- **What needs to be done**:
Give back the full listing, character for character, with no pictures.

- **Supplied data**:
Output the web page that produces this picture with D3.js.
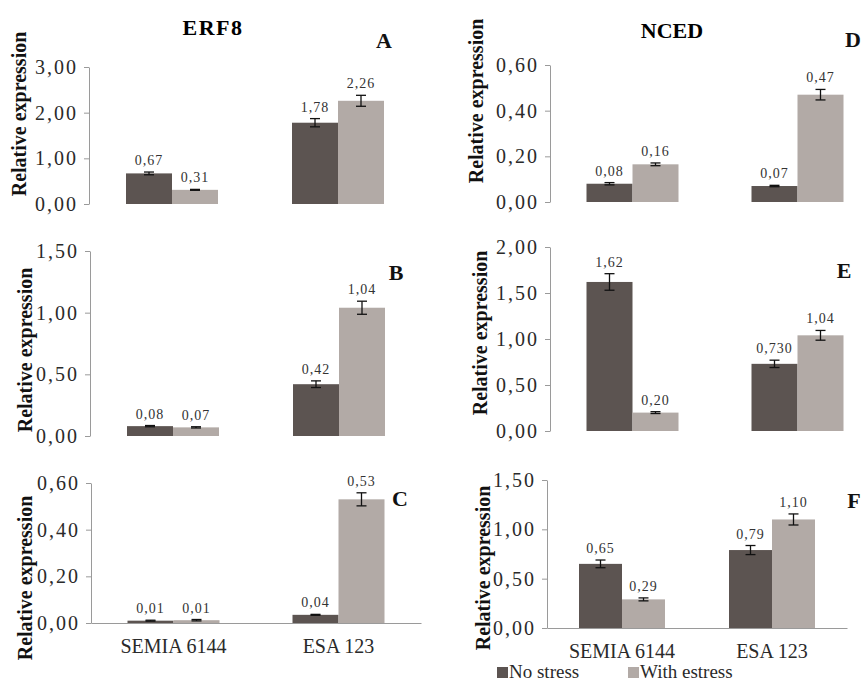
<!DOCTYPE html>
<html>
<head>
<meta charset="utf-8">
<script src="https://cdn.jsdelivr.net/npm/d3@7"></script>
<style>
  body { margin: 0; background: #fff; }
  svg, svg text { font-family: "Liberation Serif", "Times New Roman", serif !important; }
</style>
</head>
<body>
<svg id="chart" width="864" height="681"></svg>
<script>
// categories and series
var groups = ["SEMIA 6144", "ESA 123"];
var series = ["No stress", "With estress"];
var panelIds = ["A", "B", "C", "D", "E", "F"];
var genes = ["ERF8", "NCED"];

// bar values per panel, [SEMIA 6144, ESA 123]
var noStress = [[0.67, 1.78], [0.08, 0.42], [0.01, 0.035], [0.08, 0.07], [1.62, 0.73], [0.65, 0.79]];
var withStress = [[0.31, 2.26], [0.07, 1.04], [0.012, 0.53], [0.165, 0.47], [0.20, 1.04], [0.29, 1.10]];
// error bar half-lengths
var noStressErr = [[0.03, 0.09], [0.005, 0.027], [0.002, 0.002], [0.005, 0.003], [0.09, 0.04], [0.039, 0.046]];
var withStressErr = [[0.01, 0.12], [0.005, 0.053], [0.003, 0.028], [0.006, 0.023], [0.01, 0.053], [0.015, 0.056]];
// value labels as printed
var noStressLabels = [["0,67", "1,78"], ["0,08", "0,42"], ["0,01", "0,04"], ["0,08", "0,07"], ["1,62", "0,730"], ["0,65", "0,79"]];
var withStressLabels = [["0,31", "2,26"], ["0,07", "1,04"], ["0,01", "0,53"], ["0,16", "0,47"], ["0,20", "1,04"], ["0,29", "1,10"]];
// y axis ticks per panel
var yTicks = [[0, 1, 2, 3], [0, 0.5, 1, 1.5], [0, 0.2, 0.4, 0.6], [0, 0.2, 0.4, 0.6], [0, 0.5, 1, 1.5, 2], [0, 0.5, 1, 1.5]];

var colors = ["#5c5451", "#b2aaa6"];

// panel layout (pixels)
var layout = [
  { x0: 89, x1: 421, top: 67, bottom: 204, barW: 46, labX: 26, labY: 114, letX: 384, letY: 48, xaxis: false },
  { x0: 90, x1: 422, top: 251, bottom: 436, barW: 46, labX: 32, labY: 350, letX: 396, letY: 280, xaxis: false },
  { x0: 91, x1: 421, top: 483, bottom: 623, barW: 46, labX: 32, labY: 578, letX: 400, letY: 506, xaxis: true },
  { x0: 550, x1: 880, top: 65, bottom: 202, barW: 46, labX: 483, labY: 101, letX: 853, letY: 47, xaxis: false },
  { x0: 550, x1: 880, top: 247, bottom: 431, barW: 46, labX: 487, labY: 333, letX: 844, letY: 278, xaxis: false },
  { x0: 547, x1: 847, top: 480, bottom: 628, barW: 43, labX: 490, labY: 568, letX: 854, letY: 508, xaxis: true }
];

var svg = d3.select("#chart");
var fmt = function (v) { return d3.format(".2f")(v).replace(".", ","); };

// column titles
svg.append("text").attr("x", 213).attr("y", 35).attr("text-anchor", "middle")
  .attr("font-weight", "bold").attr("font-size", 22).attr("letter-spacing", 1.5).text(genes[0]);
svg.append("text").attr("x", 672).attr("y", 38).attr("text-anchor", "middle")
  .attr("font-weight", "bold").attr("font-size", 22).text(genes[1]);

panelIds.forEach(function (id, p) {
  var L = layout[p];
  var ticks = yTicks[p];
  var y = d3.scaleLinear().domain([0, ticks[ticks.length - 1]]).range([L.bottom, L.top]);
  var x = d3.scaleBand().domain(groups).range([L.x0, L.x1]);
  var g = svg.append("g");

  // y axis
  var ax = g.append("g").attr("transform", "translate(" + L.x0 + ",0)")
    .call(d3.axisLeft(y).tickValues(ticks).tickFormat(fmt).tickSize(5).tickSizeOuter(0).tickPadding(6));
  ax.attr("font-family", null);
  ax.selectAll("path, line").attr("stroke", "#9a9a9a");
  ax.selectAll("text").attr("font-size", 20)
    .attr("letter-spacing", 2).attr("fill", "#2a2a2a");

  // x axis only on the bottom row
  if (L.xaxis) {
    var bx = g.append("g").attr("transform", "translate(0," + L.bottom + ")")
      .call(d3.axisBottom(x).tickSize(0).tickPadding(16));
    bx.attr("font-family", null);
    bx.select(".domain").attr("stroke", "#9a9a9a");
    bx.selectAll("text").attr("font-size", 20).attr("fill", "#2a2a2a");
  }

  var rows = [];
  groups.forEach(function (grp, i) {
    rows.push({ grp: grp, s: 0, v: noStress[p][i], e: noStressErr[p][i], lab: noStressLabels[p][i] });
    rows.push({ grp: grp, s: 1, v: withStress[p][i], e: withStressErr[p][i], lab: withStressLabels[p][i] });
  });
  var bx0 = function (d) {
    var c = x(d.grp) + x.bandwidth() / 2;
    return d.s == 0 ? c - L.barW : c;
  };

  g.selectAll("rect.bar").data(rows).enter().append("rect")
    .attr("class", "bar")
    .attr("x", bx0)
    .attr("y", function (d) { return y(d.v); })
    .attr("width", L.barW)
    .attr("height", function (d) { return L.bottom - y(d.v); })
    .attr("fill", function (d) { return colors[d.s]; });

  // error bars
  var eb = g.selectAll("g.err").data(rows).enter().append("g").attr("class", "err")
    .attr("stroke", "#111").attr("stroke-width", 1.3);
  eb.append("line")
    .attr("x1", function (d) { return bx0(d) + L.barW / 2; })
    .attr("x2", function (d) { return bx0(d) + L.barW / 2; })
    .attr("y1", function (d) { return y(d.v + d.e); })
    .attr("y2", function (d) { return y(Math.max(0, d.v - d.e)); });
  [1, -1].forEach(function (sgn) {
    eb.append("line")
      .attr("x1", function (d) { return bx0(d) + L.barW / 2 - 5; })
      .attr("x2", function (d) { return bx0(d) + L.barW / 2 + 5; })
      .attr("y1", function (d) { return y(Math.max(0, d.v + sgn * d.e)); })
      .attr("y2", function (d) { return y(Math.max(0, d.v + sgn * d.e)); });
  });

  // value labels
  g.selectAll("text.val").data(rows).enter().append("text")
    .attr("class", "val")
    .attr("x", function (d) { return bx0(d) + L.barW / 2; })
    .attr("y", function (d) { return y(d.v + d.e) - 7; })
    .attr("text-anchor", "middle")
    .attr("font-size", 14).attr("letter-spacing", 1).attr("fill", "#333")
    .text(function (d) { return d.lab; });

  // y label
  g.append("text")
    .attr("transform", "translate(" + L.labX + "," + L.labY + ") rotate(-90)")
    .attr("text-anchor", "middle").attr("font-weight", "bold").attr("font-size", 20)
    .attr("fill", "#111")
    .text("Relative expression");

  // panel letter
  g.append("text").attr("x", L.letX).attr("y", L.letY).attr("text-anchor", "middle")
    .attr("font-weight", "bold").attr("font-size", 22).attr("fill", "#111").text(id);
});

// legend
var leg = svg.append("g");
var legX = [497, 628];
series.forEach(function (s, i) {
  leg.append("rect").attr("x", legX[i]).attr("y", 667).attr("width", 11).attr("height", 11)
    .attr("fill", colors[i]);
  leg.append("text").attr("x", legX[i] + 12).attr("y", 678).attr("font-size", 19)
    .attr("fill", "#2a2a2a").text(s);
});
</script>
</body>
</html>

- **Exercise solution**:
Output the web page that produces this picture with D3.js.
<!DOCTYPE html>
<html>
<head>
<meta charset="utf-8">
<script src="https://cdn.jsdelivr.net/npm/d3@7"></script>
<style>
  body { margin: 0; background: #fff; }
  svg, svg text { font-family: "Liberation Serif", "Times New Roman", serif !important; }
</style>
</head>
<body>
<svg id="chart" width="864" height="681"></svg>
<script>
// categories and series
var groups = ["SEMIA 6144", "ESA 123"];
var series = ["No stress", "With estress"];
var panelIds = ["A", "B", "C", "D", "E", "F"];
var genes = ["ERF8", "NCED"];

// bar values per panel, [SEMIA 6144, ESA 123]
var noStress = [[0.67, 1.78], [0.08, 0.42], [0.01, 0.035], [0.08, 0.07], [1.62, 0.73], [0.65, 0.79]];
var withStress = [[0.31, 2.26], [0.07, 1.04], [0.012, 0.53], [0.165, 0.47], [0.20, 1.04], [0.29, 1.10]];
// error bar half-lengths
var noStressErr = [[0.03, 0.09], [0.005, 0.027], [0.002, 0.002], [0.005, 0.003], [0.09, 0.04], [0.039, 0.046]];
var withStressErr = [[0.01, 0.12], [0.005, 0.053], [0.003, 0.028], [0.006, 0.023], [0.01, 0.053], [0.015, 0.056]];
// value labels as printed
var noStressLabels = [["0,67", "1,78"], ["0,08", "0,42"], ["0,01", "0,04"], ["0,08", "0,07"], ["1,62", "0,730"], ["0,65", "0,79"]];
var withStressLabels = [["0,31", "2,26"], ["0,07", "1,04"], ["0,01", "0,53"], ["0,16", "0,47"], ["0,20", "1,04"], ["0,29", "1,10"]];
// y axis ticks per panel
var yTicks = [[0, 1, 2, 3], [0, 0.5, 1, 1.5], [0, 0.2, 0.4, 0.6], [0, 0.2, 0.4, 0.6], [0, 0.5, 1, 1.5, 2], [0, 0.5, 1, 1.5]];

var colors = ["#5c5451", "#b2aaa6"];

// panel layout (pixels)
var layout = [
  { x0: 89, x1: 421, top: 67, bottom: 204, barW: 46, labX: 26, labY: 114, letX: 384, letY: 48, xaxis: false },
  { x0: 90, x1: 422, top: 251, bottom: 436, barW: 46, labX: 32, labY: 350, letX: 396, letY: 280, xaxis: false },
  { x0: 91, x1: 421, top: 483, bottom: 623, barW: 46, labX: 32, labY: 578, letX: 400, letY: 506, xaxis: true },
  { x0: 550, x1: 880, top: 65, bottom: 202, barW: 46, labX: 483, labY: 101, letX: 853, letY: 47, xaxis: false },
  { x0: 550, x1: 880, top: 247, bottom: 431, barW: 46, labX: 487, labY: 333, letX: 844, letY: 278, xaxis: false },
  { x0: 547, x1: 847, top: 480, bottom: 628, barW: 43, labX: 490, labY: 568, letX: 854, letY: 508, xaxis: true }
];

var svg = d3.select("#chart");
var fmt = function (v) { return d3.format(".2f")(v).replace(".", ","); };

// column titles
svg.append("text").attr("x", 213).attr("y", 35).attr("text-anchor", "middle")
  .attr("font-weight", "bold").attr("font-size", 22).attr("letter-spacing", 1.5).text(genes[0]);
svg.append("text").attr("x", 672).attr("y", 38).attr("text-anchor", "middle")
  .attr("font-weight", "bold").attr("font-size", 22).text(genes[1]);

panelIds.forEach(function (id, p) {
  var L = layout[p];
  var ticks = yTicks[p];
  var y = d3.scaleLinear().domain([0, ticks[ticks.length - 1]]).range([L.bottom, L.top]);
  var x = d3.scaleBand().domain(groups).range([L.x0, L.x1]);
  var g = svg.append("g");

  // y axis
  var ax = g.append("g").attr("transform", "translate(" + L.x0 + ",0)")
    .call(d3.axisLeft(y).tickValues(ticks).tickFormat(fmt).tickSize(5).tickSizeOuter(0).tickPadding(6));
  ax.attr("font-family", null);
  ax.selectAll("path, line").attr("stroke", "#9a9a9a");
  ax.selectAll("text").attr("font-size", 20)
    .attr("letter-spacing", 2).attr("fill", "#2a2a2a");

  // x axis only on the bottom row
  if (L.xaxis) {
    var bx = g.append("g").attr("transform", "translate(0," + L.bottom + ")")
      .call(d3.axisBottom(x).tickSize(0).tickPadding(16));
    bx.attr("font-family", null);
    bx.select(".domain").attr("stroke", "#9a9a9a");
    bx.selectAll("text").attr("font-size", 20).attr("fill", "#2a2a2a");
  }

  var rows = [];
  groups.forEach(function (grp, i) {
    rows.push({ grp: grp, s: 0, v: noStress[p][i], e: noStressErr[p][i], lab: noStressLabels[p][i] });
    rows.push({ grp: grp, s: 1, v: withStress[p][i], e: withStressErr[p][i], lab: withStressLabels[p][i] });
  });
  var bx0 = function (d) {
    var c = x(d.grp) + x.bandwidth() / 2;
    return d.s == 0 ? c - L.barW : c;
  };

  g.selectAll("rect.bar").data(rows).enter().append("rect")
    .attr("class", "bar")
    .attr("x", bx0)
    .attr("y", function (d) { return y(d.v); })
    .attr("width", L.barW)
    .attr("height", function (d) { return L.bottom - y(d.v); })
    .attr("fill", function (d) { return colors[d.s]; });

  // error bars
  var eb = g.selectAll("g.err").data(rows).enter().append("g").attr("class", "err")
    .attr("stroke", "#111").attr("stroke-width", 1.3);
  eb.append("line")
    .attr("x1", function (d) { return bx0(d) + L.barW / 2; })
    .attr("x2", function (d) { return bx0(d) + L.barW / 2; })
    .attr("y1", function (d) { return y(d.v + d.e); })
    .attr("y2", function (d) { return y(Math.max(0, d.v - d.e)); });
  [1, -1].forEach(function (sgn) {
    eb.append("line")
      .attr("x1", function (d) { return bx0(d) + L.barW / 2 - 5; })
      .attr("x2", function (d) { return bx0(d) + L.barW / 2 + 5; })
      .attr("y1", function (d) { return y(Math.max(0, d.v + sgn * d.e)); })
      .attr("y2", function (d) { return y(Math.max(0, d.v + sgn * d.e)); });
  });

  // value labels
  g.selectAll("text.val").data(rows).enter().append("text")
    .attr("class", "val")
    .attr("x", function (d) { return bx0(d) + L.barW / 2; })
    .attr("y", function (d) { return y(d.v + d.e) - 7; })
    .attr("text-anchor", "middle")
    .attr("font-size", 14).attr("letter-spacing", 1).attr("fill", "#333")
    .text(function (d) { return d.lab; });

  // y label
  g.append("text")
    .attr("transform", "translate(" + L.labX + "," + L.labY + ") rotate(-90)")
    .attr("text-anchor", "middle").attr("font-weight", "bold").attr("font-size", 20)
    .attr("fill", "#111")
    .text("Relative expression");

  // panel letter
  g.append("text").attr("x", L.letX).attr("y", L.letY).attr("text-anchor", "middle")
    .attr("font-weight", "bold").attr("font-size", 22).attr("fill", "#111").text(id);
});

// legend
var leg = svg.append("g");
var legX = [497, 628];
series.forEach(function (s, i) {
  leg.append("rect").attr("x", legX[i]).attr("y", 667).attr("width", 11).attr("height", 11)
    .attr("fill", colors[i]);
  leg.append("text").attr("x", legX[i] + 12).attr("y", 678).attr("font-size", 19)
    .attr("fill", "#2a2a2a").text(s);
});
</script>
</body>
</html>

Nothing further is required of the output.